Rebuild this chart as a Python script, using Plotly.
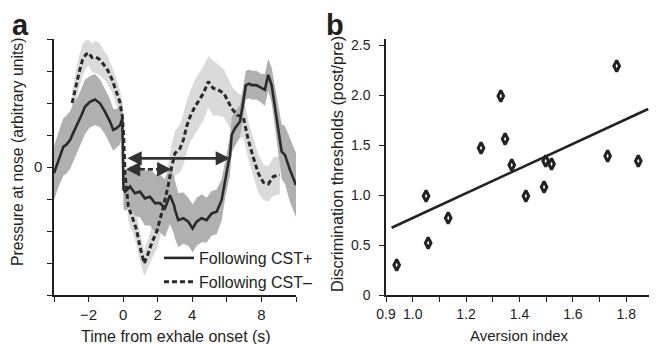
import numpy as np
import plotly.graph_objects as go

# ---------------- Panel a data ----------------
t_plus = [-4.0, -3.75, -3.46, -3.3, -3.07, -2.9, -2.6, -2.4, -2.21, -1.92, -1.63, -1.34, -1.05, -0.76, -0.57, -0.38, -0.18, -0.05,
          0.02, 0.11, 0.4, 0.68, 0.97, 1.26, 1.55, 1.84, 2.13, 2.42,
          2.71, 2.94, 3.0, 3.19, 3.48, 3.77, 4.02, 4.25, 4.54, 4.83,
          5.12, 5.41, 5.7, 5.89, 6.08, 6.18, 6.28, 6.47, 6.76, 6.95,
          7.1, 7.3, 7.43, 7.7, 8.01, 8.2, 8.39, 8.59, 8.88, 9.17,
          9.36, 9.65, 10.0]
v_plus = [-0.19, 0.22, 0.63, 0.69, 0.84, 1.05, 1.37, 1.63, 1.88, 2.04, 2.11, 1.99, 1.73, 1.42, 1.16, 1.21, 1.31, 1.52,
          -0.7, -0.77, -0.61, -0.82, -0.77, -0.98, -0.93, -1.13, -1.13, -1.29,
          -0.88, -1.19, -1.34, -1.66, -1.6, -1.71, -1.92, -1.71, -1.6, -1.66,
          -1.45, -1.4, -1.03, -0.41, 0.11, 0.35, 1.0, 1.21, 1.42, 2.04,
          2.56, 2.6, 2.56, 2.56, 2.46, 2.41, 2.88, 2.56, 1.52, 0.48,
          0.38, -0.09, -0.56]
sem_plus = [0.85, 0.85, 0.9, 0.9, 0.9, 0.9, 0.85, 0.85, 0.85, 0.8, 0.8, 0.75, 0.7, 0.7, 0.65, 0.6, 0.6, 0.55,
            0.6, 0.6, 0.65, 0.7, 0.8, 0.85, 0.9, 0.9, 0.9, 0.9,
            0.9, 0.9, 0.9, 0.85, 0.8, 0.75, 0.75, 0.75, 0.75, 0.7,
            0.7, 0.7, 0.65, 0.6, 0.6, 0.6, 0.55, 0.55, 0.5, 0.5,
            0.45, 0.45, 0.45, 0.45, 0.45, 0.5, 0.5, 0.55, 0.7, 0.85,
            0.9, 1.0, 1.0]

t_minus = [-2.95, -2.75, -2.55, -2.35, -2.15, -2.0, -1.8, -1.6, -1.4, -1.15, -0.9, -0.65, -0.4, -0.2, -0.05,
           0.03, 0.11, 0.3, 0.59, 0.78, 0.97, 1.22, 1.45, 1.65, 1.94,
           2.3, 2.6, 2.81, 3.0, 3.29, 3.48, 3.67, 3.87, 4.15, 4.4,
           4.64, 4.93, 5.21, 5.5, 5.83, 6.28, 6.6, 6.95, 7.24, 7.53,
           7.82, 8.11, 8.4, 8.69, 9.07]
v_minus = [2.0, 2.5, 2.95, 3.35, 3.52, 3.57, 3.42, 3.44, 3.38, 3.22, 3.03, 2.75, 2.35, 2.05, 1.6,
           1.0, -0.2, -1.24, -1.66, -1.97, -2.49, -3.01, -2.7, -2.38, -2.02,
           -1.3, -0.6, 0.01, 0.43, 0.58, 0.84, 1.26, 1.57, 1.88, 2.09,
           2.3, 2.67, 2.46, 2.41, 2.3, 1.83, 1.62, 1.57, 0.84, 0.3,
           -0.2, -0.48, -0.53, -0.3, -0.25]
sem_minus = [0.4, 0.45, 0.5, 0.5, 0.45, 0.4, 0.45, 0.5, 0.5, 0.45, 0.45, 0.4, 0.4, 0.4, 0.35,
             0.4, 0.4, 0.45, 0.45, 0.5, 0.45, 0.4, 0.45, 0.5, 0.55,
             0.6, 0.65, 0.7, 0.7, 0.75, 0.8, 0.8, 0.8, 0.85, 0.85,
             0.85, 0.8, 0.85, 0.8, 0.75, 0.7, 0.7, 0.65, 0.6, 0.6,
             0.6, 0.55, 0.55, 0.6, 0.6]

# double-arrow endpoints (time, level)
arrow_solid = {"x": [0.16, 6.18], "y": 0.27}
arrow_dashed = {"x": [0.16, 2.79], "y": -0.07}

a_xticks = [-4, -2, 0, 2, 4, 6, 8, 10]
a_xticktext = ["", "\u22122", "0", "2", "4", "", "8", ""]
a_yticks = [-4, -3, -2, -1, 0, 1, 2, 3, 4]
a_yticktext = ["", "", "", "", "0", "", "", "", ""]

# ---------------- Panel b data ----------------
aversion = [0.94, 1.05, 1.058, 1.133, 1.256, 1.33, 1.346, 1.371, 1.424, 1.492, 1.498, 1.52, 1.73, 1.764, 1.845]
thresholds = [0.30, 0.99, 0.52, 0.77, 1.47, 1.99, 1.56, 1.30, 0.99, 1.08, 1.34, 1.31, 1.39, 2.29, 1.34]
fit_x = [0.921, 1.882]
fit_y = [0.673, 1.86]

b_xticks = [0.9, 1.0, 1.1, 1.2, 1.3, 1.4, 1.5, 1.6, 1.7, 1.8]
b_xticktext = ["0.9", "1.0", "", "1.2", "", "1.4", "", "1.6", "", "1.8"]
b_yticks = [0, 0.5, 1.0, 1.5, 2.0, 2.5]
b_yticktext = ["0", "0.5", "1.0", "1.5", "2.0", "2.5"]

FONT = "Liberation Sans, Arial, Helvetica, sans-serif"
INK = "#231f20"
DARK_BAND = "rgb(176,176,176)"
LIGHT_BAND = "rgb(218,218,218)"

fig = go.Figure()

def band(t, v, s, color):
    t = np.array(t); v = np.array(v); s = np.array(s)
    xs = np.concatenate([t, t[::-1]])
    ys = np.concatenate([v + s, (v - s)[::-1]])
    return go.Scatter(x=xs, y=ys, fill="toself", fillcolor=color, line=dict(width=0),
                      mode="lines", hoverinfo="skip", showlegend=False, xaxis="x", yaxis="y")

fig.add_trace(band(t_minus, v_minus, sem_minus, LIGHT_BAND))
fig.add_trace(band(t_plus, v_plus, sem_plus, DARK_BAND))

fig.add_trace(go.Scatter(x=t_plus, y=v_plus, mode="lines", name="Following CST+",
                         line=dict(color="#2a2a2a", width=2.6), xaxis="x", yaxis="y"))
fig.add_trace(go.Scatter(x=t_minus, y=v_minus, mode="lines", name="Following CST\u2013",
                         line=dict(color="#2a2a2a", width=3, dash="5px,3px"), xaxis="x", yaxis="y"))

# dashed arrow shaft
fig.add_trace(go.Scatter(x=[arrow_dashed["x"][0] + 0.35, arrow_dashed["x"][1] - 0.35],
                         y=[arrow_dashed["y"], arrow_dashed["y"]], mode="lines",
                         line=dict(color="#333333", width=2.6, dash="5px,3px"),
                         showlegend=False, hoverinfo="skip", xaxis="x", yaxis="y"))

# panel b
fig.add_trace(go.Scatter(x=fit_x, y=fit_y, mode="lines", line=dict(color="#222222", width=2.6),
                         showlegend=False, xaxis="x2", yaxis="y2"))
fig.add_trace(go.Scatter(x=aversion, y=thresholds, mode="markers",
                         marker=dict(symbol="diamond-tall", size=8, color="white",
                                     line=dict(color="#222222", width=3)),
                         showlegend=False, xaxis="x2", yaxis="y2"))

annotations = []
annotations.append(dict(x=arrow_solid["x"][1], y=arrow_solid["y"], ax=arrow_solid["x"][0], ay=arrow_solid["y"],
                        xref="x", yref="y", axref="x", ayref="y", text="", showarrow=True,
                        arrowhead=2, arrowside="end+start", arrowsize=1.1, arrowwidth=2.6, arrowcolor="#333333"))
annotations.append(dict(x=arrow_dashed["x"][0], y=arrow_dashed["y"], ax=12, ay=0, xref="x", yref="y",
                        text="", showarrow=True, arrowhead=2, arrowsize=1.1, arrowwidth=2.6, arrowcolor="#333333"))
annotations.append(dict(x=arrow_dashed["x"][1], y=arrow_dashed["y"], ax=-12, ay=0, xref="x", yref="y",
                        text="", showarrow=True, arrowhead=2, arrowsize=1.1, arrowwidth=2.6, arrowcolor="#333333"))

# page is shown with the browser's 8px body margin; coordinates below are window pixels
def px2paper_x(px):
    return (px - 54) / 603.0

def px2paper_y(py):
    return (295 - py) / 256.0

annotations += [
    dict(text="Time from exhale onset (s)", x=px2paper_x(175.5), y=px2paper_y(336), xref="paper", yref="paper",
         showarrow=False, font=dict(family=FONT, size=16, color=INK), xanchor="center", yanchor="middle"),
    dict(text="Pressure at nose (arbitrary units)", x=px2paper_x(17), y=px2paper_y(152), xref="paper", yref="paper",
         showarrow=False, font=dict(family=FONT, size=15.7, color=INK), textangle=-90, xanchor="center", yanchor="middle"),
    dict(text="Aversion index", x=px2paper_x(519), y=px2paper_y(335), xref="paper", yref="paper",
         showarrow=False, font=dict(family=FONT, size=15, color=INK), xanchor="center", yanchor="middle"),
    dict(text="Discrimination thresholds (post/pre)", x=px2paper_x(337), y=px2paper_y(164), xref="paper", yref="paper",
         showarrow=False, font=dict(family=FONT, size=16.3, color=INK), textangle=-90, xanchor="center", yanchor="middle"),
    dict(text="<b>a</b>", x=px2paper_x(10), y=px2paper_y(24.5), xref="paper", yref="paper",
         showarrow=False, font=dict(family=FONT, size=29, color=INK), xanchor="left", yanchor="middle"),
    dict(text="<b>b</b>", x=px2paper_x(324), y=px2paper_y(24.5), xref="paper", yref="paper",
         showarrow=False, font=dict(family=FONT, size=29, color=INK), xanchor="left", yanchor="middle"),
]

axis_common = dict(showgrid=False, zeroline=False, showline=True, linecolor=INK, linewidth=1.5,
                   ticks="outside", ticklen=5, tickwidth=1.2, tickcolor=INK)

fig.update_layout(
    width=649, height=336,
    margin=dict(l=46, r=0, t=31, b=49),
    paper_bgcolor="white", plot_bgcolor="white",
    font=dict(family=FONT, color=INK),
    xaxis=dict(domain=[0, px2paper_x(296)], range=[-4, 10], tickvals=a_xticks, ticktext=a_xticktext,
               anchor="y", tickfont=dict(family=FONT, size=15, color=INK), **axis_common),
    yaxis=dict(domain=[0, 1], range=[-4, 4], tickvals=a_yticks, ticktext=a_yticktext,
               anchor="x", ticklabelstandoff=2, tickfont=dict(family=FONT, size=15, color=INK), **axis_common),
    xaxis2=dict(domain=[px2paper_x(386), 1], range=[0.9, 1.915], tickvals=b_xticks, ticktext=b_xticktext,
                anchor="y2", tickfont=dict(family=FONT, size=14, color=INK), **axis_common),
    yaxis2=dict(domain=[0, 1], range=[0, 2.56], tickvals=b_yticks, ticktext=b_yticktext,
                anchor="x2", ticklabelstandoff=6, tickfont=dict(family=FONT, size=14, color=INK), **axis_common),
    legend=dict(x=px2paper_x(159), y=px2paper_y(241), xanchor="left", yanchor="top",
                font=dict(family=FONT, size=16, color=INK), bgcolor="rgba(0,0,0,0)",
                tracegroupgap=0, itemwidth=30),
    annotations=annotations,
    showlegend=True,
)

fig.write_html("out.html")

═══

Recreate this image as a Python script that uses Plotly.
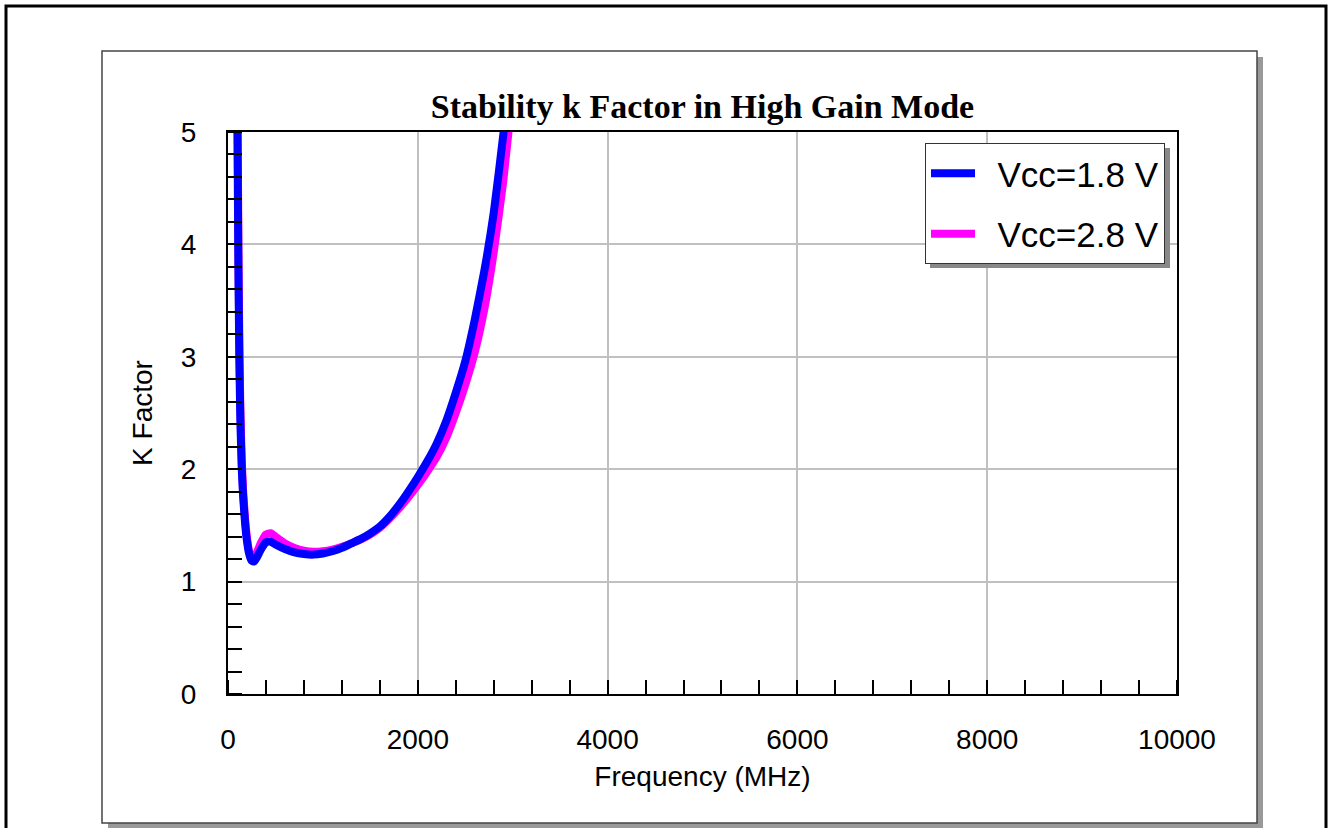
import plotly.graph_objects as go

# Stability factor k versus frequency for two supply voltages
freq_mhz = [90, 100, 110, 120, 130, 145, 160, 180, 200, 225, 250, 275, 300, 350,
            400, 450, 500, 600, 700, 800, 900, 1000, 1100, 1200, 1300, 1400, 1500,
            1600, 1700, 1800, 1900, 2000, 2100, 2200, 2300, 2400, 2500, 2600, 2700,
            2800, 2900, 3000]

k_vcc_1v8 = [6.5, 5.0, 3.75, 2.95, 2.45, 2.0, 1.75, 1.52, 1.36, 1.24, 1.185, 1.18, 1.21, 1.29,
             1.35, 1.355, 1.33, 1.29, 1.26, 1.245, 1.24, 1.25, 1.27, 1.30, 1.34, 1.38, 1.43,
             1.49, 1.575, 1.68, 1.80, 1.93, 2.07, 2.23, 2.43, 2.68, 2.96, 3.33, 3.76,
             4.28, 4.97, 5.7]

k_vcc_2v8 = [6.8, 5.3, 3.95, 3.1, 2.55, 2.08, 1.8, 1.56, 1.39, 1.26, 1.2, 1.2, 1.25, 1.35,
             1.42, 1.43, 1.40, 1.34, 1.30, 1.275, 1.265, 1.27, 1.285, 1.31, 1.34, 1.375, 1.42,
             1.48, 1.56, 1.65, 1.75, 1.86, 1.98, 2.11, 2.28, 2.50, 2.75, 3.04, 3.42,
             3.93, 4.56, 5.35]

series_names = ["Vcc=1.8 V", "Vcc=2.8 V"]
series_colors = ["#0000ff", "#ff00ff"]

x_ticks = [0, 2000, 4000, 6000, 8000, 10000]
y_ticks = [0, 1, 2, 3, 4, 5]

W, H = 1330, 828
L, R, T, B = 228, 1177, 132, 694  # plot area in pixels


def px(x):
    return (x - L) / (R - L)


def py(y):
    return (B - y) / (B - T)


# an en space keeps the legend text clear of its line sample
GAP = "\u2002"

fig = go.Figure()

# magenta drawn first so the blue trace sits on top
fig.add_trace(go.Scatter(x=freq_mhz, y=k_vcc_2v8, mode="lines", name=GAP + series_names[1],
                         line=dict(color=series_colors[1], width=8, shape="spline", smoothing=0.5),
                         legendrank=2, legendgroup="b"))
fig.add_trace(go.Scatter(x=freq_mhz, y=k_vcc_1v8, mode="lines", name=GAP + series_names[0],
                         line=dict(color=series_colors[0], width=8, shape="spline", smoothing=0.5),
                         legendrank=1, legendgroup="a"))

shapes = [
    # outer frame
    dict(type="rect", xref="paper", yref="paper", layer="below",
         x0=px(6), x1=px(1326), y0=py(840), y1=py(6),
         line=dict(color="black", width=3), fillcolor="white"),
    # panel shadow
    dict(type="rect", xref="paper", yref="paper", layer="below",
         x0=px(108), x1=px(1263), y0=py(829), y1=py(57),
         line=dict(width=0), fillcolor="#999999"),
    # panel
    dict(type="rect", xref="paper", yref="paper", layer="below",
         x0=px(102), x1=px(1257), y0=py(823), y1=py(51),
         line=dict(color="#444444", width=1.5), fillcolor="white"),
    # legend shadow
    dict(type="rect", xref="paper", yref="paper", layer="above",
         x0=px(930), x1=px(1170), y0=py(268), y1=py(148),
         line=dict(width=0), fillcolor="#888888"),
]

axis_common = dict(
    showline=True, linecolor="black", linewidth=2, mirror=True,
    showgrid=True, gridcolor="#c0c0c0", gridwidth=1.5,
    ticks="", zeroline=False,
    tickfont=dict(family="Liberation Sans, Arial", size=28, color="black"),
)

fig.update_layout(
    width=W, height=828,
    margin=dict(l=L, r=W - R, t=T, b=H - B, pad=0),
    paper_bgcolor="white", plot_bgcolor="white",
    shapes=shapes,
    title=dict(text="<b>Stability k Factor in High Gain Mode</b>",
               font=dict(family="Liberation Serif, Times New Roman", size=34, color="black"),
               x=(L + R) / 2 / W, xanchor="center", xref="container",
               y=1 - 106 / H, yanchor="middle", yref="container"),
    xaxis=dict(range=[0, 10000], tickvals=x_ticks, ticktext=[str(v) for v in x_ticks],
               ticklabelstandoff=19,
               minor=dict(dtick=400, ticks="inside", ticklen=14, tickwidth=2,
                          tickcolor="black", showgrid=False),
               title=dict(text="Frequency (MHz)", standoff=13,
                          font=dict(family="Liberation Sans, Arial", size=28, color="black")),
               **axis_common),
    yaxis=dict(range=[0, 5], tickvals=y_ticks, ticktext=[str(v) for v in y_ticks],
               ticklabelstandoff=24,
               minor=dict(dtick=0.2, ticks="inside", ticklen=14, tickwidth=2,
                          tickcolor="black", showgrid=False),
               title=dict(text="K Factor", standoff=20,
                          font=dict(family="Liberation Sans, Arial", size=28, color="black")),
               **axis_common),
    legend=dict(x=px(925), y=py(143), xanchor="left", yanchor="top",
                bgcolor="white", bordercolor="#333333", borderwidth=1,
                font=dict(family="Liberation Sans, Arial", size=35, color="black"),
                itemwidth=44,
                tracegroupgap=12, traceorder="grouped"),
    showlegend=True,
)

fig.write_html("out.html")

═══

AIM OF THE TASK: All lines above from the one containing "Recreate this image" through the one containing "return (B - y) / (B - T)" are to be quoted exactly, and only those; pictures are left out.

TASK ANSWER:
Recreate this image as a Python script that uses Plotly.
import plotly.graph_objects as go

# Stability factor k versus frequency for two supply voltages
freq_mhz = [90, 100, 110, 120, 130, 145, 160, 180, 200, 225, 250, 275, 300, 350,
            400, 450, 500, 600, 700, 800, 900, 1000, 1100, 1200, 1300, 1400, 1500,
            1600, 1700, 1800, 1900, 2000, 2100, 2200, 2300, 2400, 2500, 2600, 2700,
            2800, 2900, 3000]

k_vcc_1v8 = [6.5, 5.0, 3.75, 2.95, 2.45, 2.0, 1.75, 1.52, 1.36, 1.24, 1.185, 1.18, 1.21, 1.29,
             1.35, 1.355, 1.33, 1.29, 1.26, 1.245, 1.24, 1.25, 1.27, 1.30, 1.34, 1.38, 1.43,
             1.49, 1.575, 1.68, 1.80, 1.93, 2.07, 2.23, 2.43, 2.68, 2.96, 3.33, 3.76,
             4.28, 4.97, 5.7]

k_vcc_2v8 = [6.8, 5.3, 3.95, 3.1, 2.55, 2.08, 1.8, 1.56, 1.39, 1.26, 1.2, 1.2, 1.25, 1.35,
             1.42, 1.43, 1.40, 1.34, 1.30, 1.275, 1.265, 1.27, 1.285, 1.31, 1.34, 1.375, 1.42,
             1.48, 1.56, 1.65, 1.75, 1.86, 1.98, 2.11, 2.28, 2.50, 2.75, 3.04, 3.42,
             3.93, 4.56, 5.35]

series_names = ["Vcc=1.8 V", "Vcc=2.8 V"]
series_colors = ["#0000ff", "#ff00ff"]

x_ticks = [0, 2000, 4000, 6000, 8000, 10000]
y_ticks = [0, 1, 2, 3, 4, 5]

W, H = 1330, 828
L, R, T, B = 228, 1177, 132, 694  # plot area in pixels


def px(x):
    return (x - L) / (R - L)


def py(y):
    return (B - y) / (B - T)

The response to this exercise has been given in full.